REQUEST: Your task is to copy the listing exactly, with the pictures left out.

════════

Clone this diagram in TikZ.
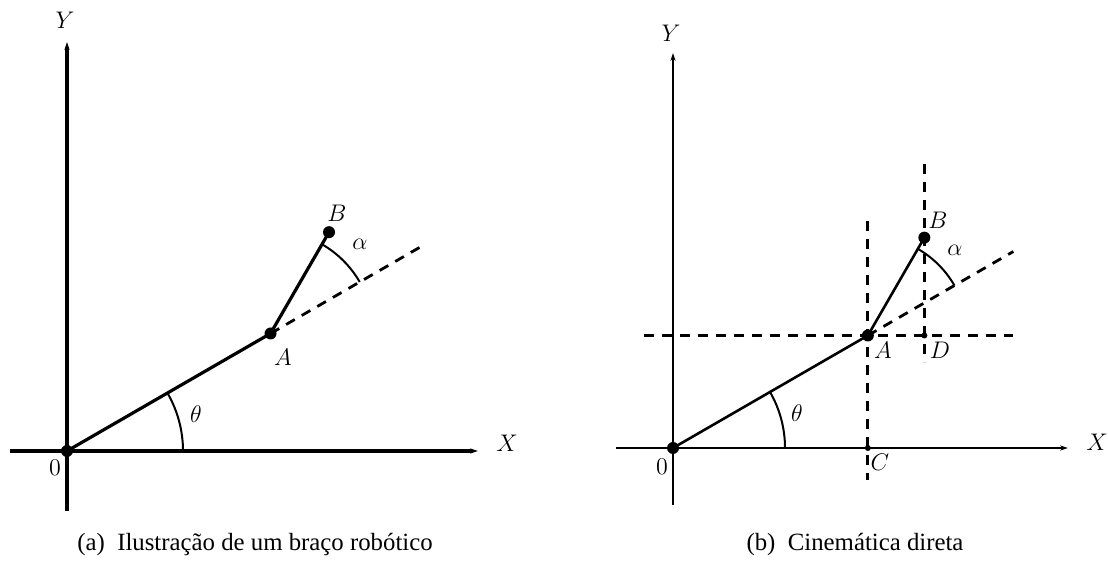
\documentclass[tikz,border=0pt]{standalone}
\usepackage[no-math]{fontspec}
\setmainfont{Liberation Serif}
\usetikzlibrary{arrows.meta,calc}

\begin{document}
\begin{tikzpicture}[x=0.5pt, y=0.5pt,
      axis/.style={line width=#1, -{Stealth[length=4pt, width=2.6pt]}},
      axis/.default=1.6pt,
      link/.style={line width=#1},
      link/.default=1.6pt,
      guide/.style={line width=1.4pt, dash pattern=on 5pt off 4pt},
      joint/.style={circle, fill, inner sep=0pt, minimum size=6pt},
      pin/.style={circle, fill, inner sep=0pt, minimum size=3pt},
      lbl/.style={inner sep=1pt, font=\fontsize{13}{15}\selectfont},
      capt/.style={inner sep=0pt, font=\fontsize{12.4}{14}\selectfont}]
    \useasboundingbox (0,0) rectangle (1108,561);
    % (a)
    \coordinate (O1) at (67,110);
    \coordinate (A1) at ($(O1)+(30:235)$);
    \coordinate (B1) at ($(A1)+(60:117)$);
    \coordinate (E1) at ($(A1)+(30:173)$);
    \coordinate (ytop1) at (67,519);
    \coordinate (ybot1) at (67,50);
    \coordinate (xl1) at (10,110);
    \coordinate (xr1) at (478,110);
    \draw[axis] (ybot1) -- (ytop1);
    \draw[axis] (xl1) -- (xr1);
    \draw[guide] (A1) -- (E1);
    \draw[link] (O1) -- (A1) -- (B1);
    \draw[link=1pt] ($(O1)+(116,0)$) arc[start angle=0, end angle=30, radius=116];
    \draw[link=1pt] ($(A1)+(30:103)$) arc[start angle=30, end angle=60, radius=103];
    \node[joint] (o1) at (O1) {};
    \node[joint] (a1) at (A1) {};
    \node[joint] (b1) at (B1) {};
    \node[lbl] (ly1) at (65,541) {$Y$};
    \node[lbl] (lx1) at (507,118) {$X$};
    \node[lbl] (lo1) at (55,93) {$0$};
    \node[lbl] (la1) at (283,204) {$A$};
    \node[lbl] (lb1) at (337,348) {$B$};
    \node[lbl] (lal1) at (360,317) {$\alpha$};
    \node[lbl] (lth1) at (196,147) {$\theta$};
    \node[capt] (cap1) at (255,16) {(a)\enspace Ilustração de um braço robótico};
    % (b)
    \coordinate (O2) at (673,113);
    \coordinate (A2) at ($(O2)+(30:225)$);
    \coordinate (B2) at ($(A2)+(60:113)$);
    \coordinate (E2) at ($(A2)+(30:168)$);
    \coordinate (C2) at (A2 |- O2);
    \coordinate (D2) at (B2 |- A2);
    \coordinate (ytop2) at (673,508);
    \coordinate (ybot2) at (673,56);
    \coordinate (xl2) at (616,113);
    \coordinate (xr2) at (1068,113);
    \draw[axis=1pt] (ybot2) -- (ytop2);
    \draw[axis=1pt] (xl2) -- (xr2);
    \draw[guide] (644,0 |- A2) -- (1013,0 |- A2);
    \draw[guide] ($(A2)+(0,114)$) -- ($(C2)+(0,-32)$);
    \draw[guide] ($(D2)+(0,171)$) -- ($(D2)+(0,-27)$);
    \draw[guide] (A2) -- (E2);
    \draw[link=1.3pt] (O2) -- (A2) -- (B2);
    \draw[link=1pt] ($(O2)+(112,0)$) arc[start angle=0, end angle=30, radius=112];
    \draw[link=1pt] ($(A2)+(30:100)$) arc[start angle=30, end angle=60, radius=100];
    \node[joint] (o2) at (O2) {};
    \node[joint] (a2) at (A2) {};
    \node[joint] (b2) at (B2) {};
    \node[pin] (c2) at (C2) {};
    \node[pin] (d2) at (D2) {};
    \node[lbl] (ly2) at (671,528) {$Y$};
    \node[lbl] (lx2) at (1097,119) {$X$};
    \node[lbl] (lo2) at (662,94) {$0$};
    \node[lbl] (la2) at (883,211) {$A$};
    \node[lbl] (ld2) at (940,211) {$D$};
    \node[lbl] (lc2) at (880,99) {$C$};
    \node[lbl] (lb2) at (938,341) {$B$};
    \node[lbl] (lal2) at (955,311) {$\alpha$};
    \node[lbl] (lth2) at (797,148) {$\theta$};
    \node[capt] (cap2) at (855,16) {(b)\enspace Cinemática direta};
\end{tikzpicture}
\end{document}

════════

OUTPUT FOR THIS TASK:
Clone this diagram in TikZ.
\documentclass[tikz,border=0pt]{standalone}
\usepackage[no-math]{fontspec}
\setmainfont{Liberation Serif}
\usetikzlibrary{arrows.meta,calc}

\begin{document}
\begin{tikzpicture}[x=0.5pt, y=0.5pt,
      axis/.style={line width=#1, -{Stealth[length=4pt, width=2.6pt]}},
      axis/.default=1.6pt,
      link/.style={line width=#1},
      link/.default=1.6pt,
      guide/.style={line width=1.4pt, dash pattern=on 5pt off 4pt},
      joint/.style={circle, fill, inner sep=0pt, minimum size=6pt},
      pin/.style={circle, fill, inner sep=0pt, minimum size=3pt},
      lbl/.style={inner sep=1pt, font=\fontsize{13}{15}\selectfont},
      capt/.style={inner sep=0pt, font=\fontsize{12.4}{14}\selectfont}]
    \useasboundingbox (0,0) rectangle (1108,561);
    % (a)
    \coordinate (O1) at (67,110);
    \coordinate (A1) at ($(O1)+(30:235)$);
    \coordinate (B1) at ($(A1)+(60:117)$);
    \coordinate (E1) at ($(A1)+(30:173)$);
    \coordinate (ytop1) at (67,519);
    \coordinate (ybot1) at (67,50);
    \coordinate (xl1) at (10,110);
    \coordinate (xr1) at (478,110);
    \draw[axis] (ybot1) -- (ytop1);
    \draw[axis] (xl1) -- (xr1);
    \draw[guide] (A1) -- (E1);
    \draw[link] (O1) -- (A1) -- (B1);
    \draw[link=1pt] ($(O1)+(116,0)$) arc[start angle=0, end angle=30, radius=116];
    \draw[link=1pt] ($(A1)+(30:103)$) arc[start angle=30, end angle=60, radius=103];
    \node[joint] (o1) at (O1) {};
    \node[joint] (a1) at (A1) {};
    \node[joint] (b1) at (B1) {};
    \node[lbl] (ly1) at (65,541) {$Y$};
    \node[lbl] (lx1) at (507,118) {$X$};
    \node[lbl] (lo1) at (55,93) {$0$};
    \node[lbl] (la1) at (283,204) {$A$};
    \node[lbl] (lb1) at (337,348) {$B$};
    \node[lbl] (lal1) at (360,317) {$\alpha$};
    \node[lbl] (lth1) at (196,147) {$\theta$};
    \node[capt] (cap1) at (255,16) {(a)\enspace Ilustração de um braço robótico};
    % (b)
    \coordinate (O2) at (673,113);
    \coordinate (A2) at ($(O2)+(30:225)$);
    \coordinate (B2) at ($(A2)+(60:113)$);
    \coordinate (E2) at ($(A2)+(30:168)$);
    \coordinate (C2) at (A2 |- O2);
    \coordinate (D2) at (B2 |- A2);
    \coordinate (ytop2) at (673,508);
    \coordinate (ybot2) at (673,56);
    \coordinate (xl2) at (616,113);
    \coordinate (xr2) at (1068,113);
    \draw[axis=1pt] (ybot2) -- (ytop2);
    \draw[axis=1pt] (xl2) -- (xr2);
    \draw[guide] (644,0 |- A2) -- (1013,0 |- A2);
    \draw[guide] ($(A2)+(0,114)$) -- ($(C2)+(0,-32)$);
    \draw[guide] ($(D2)+(0,171)$) -- ($(D2)+(0,-27)$);
    \draw[guide] (A2) -- (E2);
    \draw[link=1.3pt] (O2) -- (A2) -- (B2);
    \draw[link=1pt] ($(O2)+(112,0)$) arc[start angle=0, end angle=30, radius=112];
    \draw[link=1pt] ($(A2)+(30:100)$) arc[start angle=30, end angle=60, radius=100];
    \node[joint] (o2) at (O2) {};
    \node[joint] (a2) at (A2) {};
    \node[joint] (b2) at (B2) {};
    \node[pin] (c2) at (C2) {};
    \node[pin] (d2) at (D2) {};
    \node[lbl] (ly2) at (671,528) {$Y$};
    \node[lbl] (lx2) at (1097,119) {$X$};
    \node[lbl] (lo2) at (662,94) {$0$};
    \node[lbl] (la2) at (883,211) {$A$};
    \node[lbl] (ld2) at (940,211) {$D$};
    \node[lbl] (lc2) at (880,99) {$C$};
    \node[lbl] (lb2) at (938,341) {$B$};
    \node[lbl] (lal2) at (955,311) {$\alpha$};
    \node[lbl] (lth2) at (797,148) {$\theta$};
    \node[capt] (cap2) at (855,16) {(b)\enspace Cinemática direta};
\end{tikzpicture}
\end{document}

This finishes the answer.